Quantifying whether training has been successful also is a challenge. To this end, COP currently is considering funding a project that will evaluate operators at one refinery who have used DMX against operators at a different refinery who have not. "We will try to evaluate differences in the speed and accuracy of decision-making by the two sets of operators and we hope that the data will speak for itself," notes Strobhar.
COP's member companies already are funding a project to investigate why one crew may get better performance from a plant's distributed control system (DCS) than another crew. Quantifying this, if possible, should enable highlighting the factors involved. "Some new data-mining software is being applied that correlates operator performance with DCS performance. We hope to be able to say that training leads to a more stable process."
In all of COP's activities, the drive is to provide an effective feedback loop from current performance to the training system to see if training is delivering desired results. "That loop is currently missing in a lot of training. For example, we often see that well-liked training has little or no effect on operator performance. Without the feedback loop, we can never get over this."
ONE COMPANY'S OPERATOR TRAINING INITIATIVES
At Eastman Chemical Company, Kingsport, Tenn., giving operators the knowledge and skills needed requires the most training of any position at the company.
"Our operator apprentice program and structured training program for these positions are 3–4 years in length," says Laurey Conway, an Eastman training associate. Operators also must complete health, safety, environment and security training, along with area-specific post-apprenticeship and soft skills training.
As part of its drive for cost-effectiveness, Eastman since 2003 has had Northeast State Community College, Blountville, Tenn., run the operator apprentice program. Last year, the school took over the maintenance apprentice program. Sessions take place at the school's Regional Center for Advanced Manufacturing, which opened in the Fall of 2009 (Figure 1).
"We have partnered with Northeast State in the development of a chemical process operator training curriculum. This development work is part of the overall advanced manufacturing partnership (AMP) project, which is funded under an agreement with the Tennessee Department of Economic and Community Development grant through Eastman Chemical Company's Project Reinvest Initiative," adds Conway.
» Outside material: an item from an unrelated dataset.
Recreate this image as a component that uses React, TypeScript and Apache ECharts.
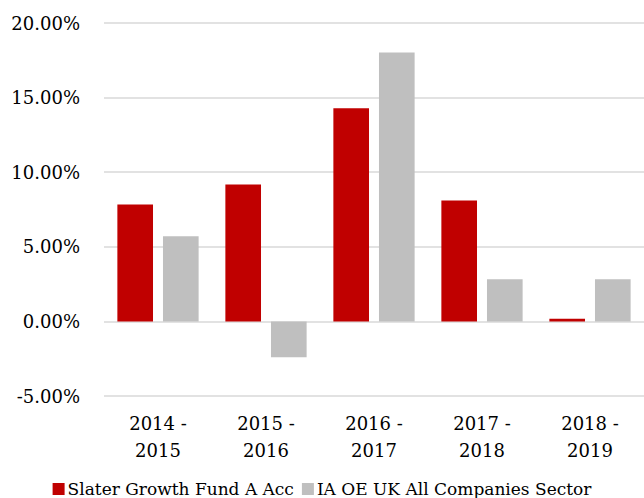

To find out if the operator apprentice and structured training programs are doing their jobs, Eastman uses proctored online tests and on-the-job certifications and recertifications. The company also monitors operator job performance, particularly with regard to safety, the environment and quality.
Conway notes the company also is exploring new ways to capture the skills and knowledge of its senior operating staff -- up to 200 of whom are expected to retire annually through 2015.
TAKING CONTROL OF OPERATOR TRAINING
Meanwhile, in early April, Honeywell Process Solutions (HPS), Phoenix, Ariz., announced an expansion of its in-house engineering training and development programs to help deliver qualified talent for its industrial automation business.
To contend with a maturing workforce and fewer students worldwide taking science, technology, engineering and math (STEM) courses each year, Honeywell is creating programs to develop the engineering talent of the future, including plant operators, maintenance technicians, implementation engineers, system administrators and managers.